Tier 1 FHCs are financial companies whose "material financial distress ... could pose a threat to global or United States financial stability or the global or United States economy during times of economic stress." The failure and resolution of a Tier 1 FHC would, by definition, threaten the stability of financial markets. You can't even be a Tier 1 FHC if your failure wouldn't pose systemic risks. So why wouldn't the proposed resolution authority for systematically important institutions automatically apply to Tier 1 FHCs?



For some reason, however, the administration's formal proposal requires an official "systemic risk" determination—which is separate from the determination that a financial company qualifies as a Tier 1 FHC—before the new resolution authority can be used, even for Tier 1 FHCs. An official "systemic risk" determination requires a written recommendation from the Fed and, depending on the nature of the failing financial company, either the FDIC or the SEC. After receiving the written recommendation, the Treasury Secretary, in consultation with the President, can then make an official systemic risk determination.



Why require an official "systemic risk" determination before invoking the new resolution authority for Tier 1 FHCs? It would have already been decided that the failure of a Tier 1 FHC would pose systemic risks, because the definition of a Tier 1 FHC is a financial institution whose failure would pose systemic risks.



Requiring an official "systemic risk" determination will unnecessarily create uncertainty about which resolution regime Tier 1 FHCs will be subject to. Creditors have different rights under the proposed resolution regime than they have in bankruptcy, and the uncertainty about which resolution regime will be applied could easily scare off potential creditors. For something as important as the resolution of a Tier 1 FHC, markets need to know the rules of the game. If the proposed resolution authority automatically applied to Tier 1 FHCs, then as soon as a financial institution is designated a Tier 1 FHC, markets would know which resolution regime to expect if the institution failed, and would be able to adjust accordingly.



Why create the possibility that a financial institution whose failure would pose systemic risks might not be resolved under the resolution authority specifically created for systematically important financial institutions?



This is just setting the markets up for another Lehman-like surprise decision at the worst possible time. Investors were absolutely convinced that the U.S. government would bail out Lehman, because Lehman was much bigger than Bear Stearns, which the government had bailed out, and because surprisingly few investors understood the politics of the situation. Lehman's failure was therefore a risk that most funds had not priced in, and when the government decided to let Lehman fail, the sudden, systemic repricing, coupled with the market's general shock at the government's decision, played a big role in setting off the financial panic that ensued.

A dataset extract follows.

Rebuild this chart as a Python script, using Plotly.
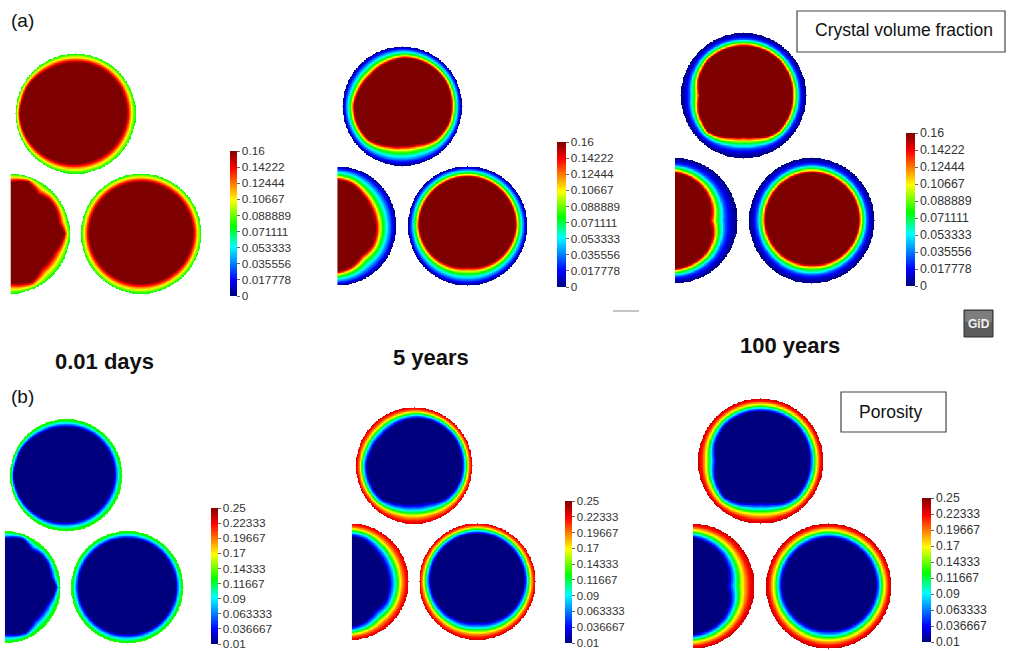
import numpy as np
import plotly.graph_objects as go

W, H = 1017, 651

# ---------------------------------------------------------------- data
TIME_LABELS = ["0.01 days", "5 years", "100 years"]

CRYSTAL_TICKS = [0, 0.017778, 0.035556, 0.053333, 0.071111,
                 0.088889, 0.10667, 0.12444, 0.14222, 0.16]
CRYSTAL_TICKTEXT = ["0", "0.017778", "0.035556", "0.053333", "0.071111",
                    "0.088889", "0.10667", "0.12444", "0.14222", "0.16"]
POROSITY_TICKS = [0.01, 0.036667, 0.063333, 0.09, 0.11667,
                  0.14333, 0.17, 0.19667, 0.22333, 0.25]
POROSITY_TICKTEXT = ["0.01", "0.036667", "0.063333", "0.09", "0.11667",
                     "0.14333", "0.17", "0.19667", "0.22333", "0.25"]

# reaction-rim thickness (fraction of grain radius) against polar angle (deg)
RIM_0_01D = {
    "top": ([0, 30, 60, 90, 120, 150, 165, 180, 210, 240, 270, 300, 330],
            [0.155, 0.145, 0.145, 0.155, 0.145, 0.09, 0.095, 0.075, 0.105, 0.145, 0.17, 0.175, 0.17]),
    "left": ([-90, -65, -48, -23, 0, 12, 30, 42, 54, 70, 90],
             [0.19, 0.12, 0.23, 0.205, 0.09, 0.17, 0.14, 0.145, 0.205, 0.09, 0.155]),
    "right": ([0, 90, 180, 270], [0.145, 0.145, 0.145, 0.17]),
}
RIM_5Y = {
    "top": ([0, 30, 60, 87, 110, 135, 160, 178, 200, 225, 250, 270, 290, 315, 340],
            [0.19, 0.175, 0.185, 0.195, 0.235, 0.265, 0.235, 0.2, 0.2, 0.215, 0.315, 0.35, 0.335, 0.23, 0.19]),
    "left": ([-90, -70, -50, -30, -10, 10, 30, 50, 70, 90],
             [0.235, 0.285, 0.365, 0.335, 0.35, 0.365, 0.365, 0.335, 0.265, 0.235]),
    "right": ([0, 90, 180, 225, 270, 315], [0.205, 0.185, 0.2, 0.25, 0.315, 0.25]),
}
RIM_100Y = {
    "top": ([0, 45, 90, 135, 160, 180, 200, 225, 240, 255, 270, 285, 300, 315],
            [0.23, 0.21, 0.215, 0.21, 0.25, 0.31, 0.25, 0.2, 0.255, 0.32, 0.345, 0.32, 0.255, 0.22]),
    "left": ([-90, -45, -20, 0, 20, 45, 90],
             [0.24, 0.305, 0.37, 0.45, 0.395, 0.335, 0.24]),
    "right": ([0, 90, 180, 270], [0.255, 0.24, 0.27, 0.305]),
}

# value across the rim: depth (0 = grain surface, 1 = inner rim front) -> value
CRYSTAL_PROFILE_0_01D = ([0, 0.2, 0.4, 0.7, 1.0], [0.075, 0.09, 0.105, 0.135, 0.16])
CRYSTAL_PROFILE_5Y = ([0, 0.15, 0.35, 0.5, 0.65, 0.77, 0.9, 1.0],
                      [0.0, 0.015, 0.04, 0.06, 0.08, 0.105, 0.14, 0.16])
CRYSTAL_PROFILE_100Y = ([0, 0.2, 0.45, 0.57, 0.7, 0.82, 0.92, 1.0],
                        [0.0, 0.008, 0.03, 0.055, 0.075, 0.105, 0.14, 0.16])
POROSITY_PROFILE_0_01D = ([0, 0.25, 0.5, 0.75, 1.0], [0.135, 0.12, 0.085, 0.045, 0.01])
POROSITY_PROFILE_5Y = ([0, 0.15, 0.3, 0.4, 0.5, 0.62, 0.75, 0.88, 1.0],
                       [0.23, 0.215, 0.19, 0.165, 0.135, 0.1, 0.065, 0.035, 0.01])
POROSITY_PROFILE_100Y = ([0, 0.2, 0.33, 0.45, 0.55, 0.67, 0.8, 0.92, 1.0],
                         [0.235, 0.215, 0.19, 0.165, 0.135, 0.1, 0.06, 0.03, 0.01])

# ---------------------------------------------------------------- styling
JET = [[0.0, "#00007f"], [0.11, "#0000ff"], [0.34, "#00ffff"], [0.48, "#00ff00"],
       [0.66, "#ffff00"], [0.88, "#ff0000"], [1.0, "#7f0000"]]
FONT = "Liberation Sans, Arial, sans-serif"

# grain centres in units of the grain radius
GRAIN_CENTRES = {"top": (0.0, 0.0), "left": (-1.10, -2.0), "right": (1.09, -2.0)}

# panel placement: top grain centre (px), radius (px), left clip (radius units)
PANELS = [
    dict(cx=75.5, cy=113.5, R=60.0, xlo=-1.08, rim=RIM_0_01D, prof=CRYSTAL_PROFILE_0_01D, var="c"),
    dict(cx=402.5, cy=106.5, R=59.7, xlo=-1.09, rim=RIM_5Y, prof=CRYSTAL_PROFILE_5Y, var="c"),
    dict(cx=743.5, cy=95.5, R=62.5, xlo=-1.096, rim=RIM_100Y, prof=CRYSTAL_PROFILE_100Y, var="c"),
    dict(cx=66.0, cy=475.0, R=56.0, xlo=-1.09, rim=RIM_0_01D, prof=POROSITY_PROFILE_0_01D, var="p"),
    dict(cx=414.0, cy=465.5, R=58.0, xlo=-1.07, rim=RIM_5Y, prof=POROSITY_PROFILE_5Y, var="p"),
    dict(cx=760.5, cy=461.0, R=62.5, xlo=-1.08, rim=RIM_100Y, prof=POROSITY_PROFILE_100Y, var="p"),
]
# colour bars: left (px), top (px), length (px), thickness (px), label size
COLORBARS = [
    (230, 151, 145, 7, 11.8),
    (557, 142, 145, 9, 11.8),
    (906, 133, 153, 9, 12.4),
    (211, 508, 136, 6.5, 11.8),
    (565, 501, 142, 7, 11.5),
    (922, 498, 144, 9, 12.2),
]
XHI, YLO, YHI = 2.2, -3.02, 1.02


def grain_field(angles, rim, prof, n=181):
    g = np.linspace(-1.0, 1.0, n)
    X, Y = np.meshgrid(g, g)
    r = np.hypot(X, Y)
    theta = np.degrees(np.arctan2(Y, X)) % 360.0
    thick = np.interp(theta, angles, rim, period=360.0)
    depth = (1.0 - r) / thick
    z = np.interp(depth, prof[0], prof[1])
    z[r > 1.0] = np.nan
    return g, z.astype(np.float32)


fig = go.Figure()
layout_axes = {}

for k, p in enumerate(PANELS):
    idx = k + 1
    xs = "" if idx == 1 else str(idx)
    ca = "coloraxis" if idx == 1 else f"coloraxis{idx}"
    R = p["R"]
    x0px, x1px = p["cx"] + p["xlo"] * R, p["cx"] + XHI * R
    ytop, ybot = p["cy"] - YHI * R, p["cy"] - YLO * R
    layout_axes[f"xaxis{xs}"] = dict(domain=[x0px / W, x1px / W], range=[p["xlo"], XHI],
                                     visible=False, anchor=f"y{xs}")
    layout_axes[f"yaxis{xs}"] = dict(domain=[1 - ybot / H, 1 - ytop / H], range=[YLO, YHI],
                                     visible=False, anchor=f"x{xs}")
    for name, (gx, gy) in GRAIN_CENTRES.items():
        angles, rim = p["rim"][name]
        g, z = grain_field(angles, rim, p["prof"])
        fig.add_trace(go.Heatmap(
            z=z, x0=gx + g[0], dx=g[1] - g[0], y0=gy + g[0], dy=g[1] - g[0],
            coloraxis=ca, xaxis=f"x{xs}", yaxis=f"y{xs}", hoverinfo="skip",
        ))
    bx, by, blen, bth, bfs = COLORBARS[k]
    if p["var"] == "c":
        tv, tt, cmin, cmax = CRYSTAL_TICKS, CRYSTAL_TICKTEXT, 0.0, 0.16
    else:
        tv, tt, cmin, cmax = POROSITY_TICKS, POROSITY_TICKTEXT, 0.01, 0.25
    layout_axes[ca] = dict(
        colorscale=JET, cmin=cmin, cmax=cmax,
        colorbar=dict(
            x=bx / W, xanchor="left", xpad=0, y=1 - by / H, yanchor="top", ypad=0,
            len=blen, lenmode="pixels", thickness=bth, thicknessmode="pixels",
            outlinewidth=0, tickmode="array", tickvals=tv, ticktext=tt,
            ticks="outside", ticklen=3, tickwidth=1, tickcolor="#666",
            ticklabeloverflow="allow",
            tickfont=dict(size=bfs, color="#333", family=FONT),
        ),
    )

fig.update_layout(**layout_axes)

annotations = [
    dict(text="(a)", x=9, y=21, size=19, bold=False, anchor="left"),
    dict(text="(b)", x=9, y=396, size=19, bold=False, anchor="left"),
    dict(text=TIME_LABELS[0], x=104, y=361, size=22, bold=True, anchor="center"),
    dict(text=TIME_LABELS[1], x=431, y=357, size=22, bold=True, anchor="center"),
    dict(text=TIME_LABELS[2], x=790, y=345, size=22, bold=True, anchor="center"),
    dict(text="Crystal volume fraction", x=813, y=30, size=17.5, bold=False, anchor="left"),
    dict(text="Porosity", x=857, y=412, size=17.5, bold=False, anchor="left"),
]
for a in annotations:
    txt = f"<b>{a['text']}</b>" if a["bold"] else a["text"]
    fig.add_annotation(text=txt, x=a["x"] / W, y=1 - a["y"] / H, xref="paper", yref="paper",
                       xanchor=a["anchor"], yanchor="middle", showarrow=False,
                       font=dict(size=a["size"], color="#111", family=FONT))

shapes = [
    dict(type="rect", x0=797, x1=1005, y0=11, y1=52, line=dict(color="#444", width=1.2)),
    dict(type="rect", x0=841, x1=946, y0=392, y1=432, line=dict(color="#444", width=1.2)),
    dict(type="line", x0=613, x1=639, y0=311, y1=311, line=dict(color="#8a8a8a", width=1)),
    dict(type="rect", x0=964, x1=993, y0=310, y1=337, fillcolor="#5c5c5c",
         line=dict(color="#2e2e2e", width=1)),
    dict(type="rect", x0=965, x1=992, y0=311, y1=322, fillcolor="#8c8c8c",
         line=dict(width=0), opacity=0.7),
]
for s in shapes:
    s = dict(s)
    s["x0"], s["x1"] = s["x0"] / W, s["x1"] / W
    s["y0"], s["y1"] = 1 - s["y0"] / H, 1 - s["y1"] / H
    fig.add_shape(xref="paper", yref="paper", **s)

fig.add_annotation(text="<b>GiD</b>", x=978.5 / W, y=1 - 324 / H, xref="paper", yref="paper",
                   showarrow=False, xanchor="center", yanchor="middle",
                   font=dict(size=12, color="#f2f2f2", family=FONT))

fig.update_layout(
    width=W, height=H, margin=dict(l=0, r=0, t=0, b=0),
    paper_bgcolor="white", plot_bgcolor="rgba(0,0,0,0)", showlegend=False,
)

fig.write_html("out.html")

Similarly, markets will assume that all Tier 1 FHCs will be resolved under the new resolution authority, rather than bankruptcy. The way the administration's proposal is drafted now, it's possible that a Tier 1 FHC could fail without a "systemic risk" determination being made (forcing the Tier 1 FHC to file for bankruptcy), which would shock the markets, and might cause a mini run on the other Tier 1 FHCs. I've seen that movie before, and it doesn't have a happy ending.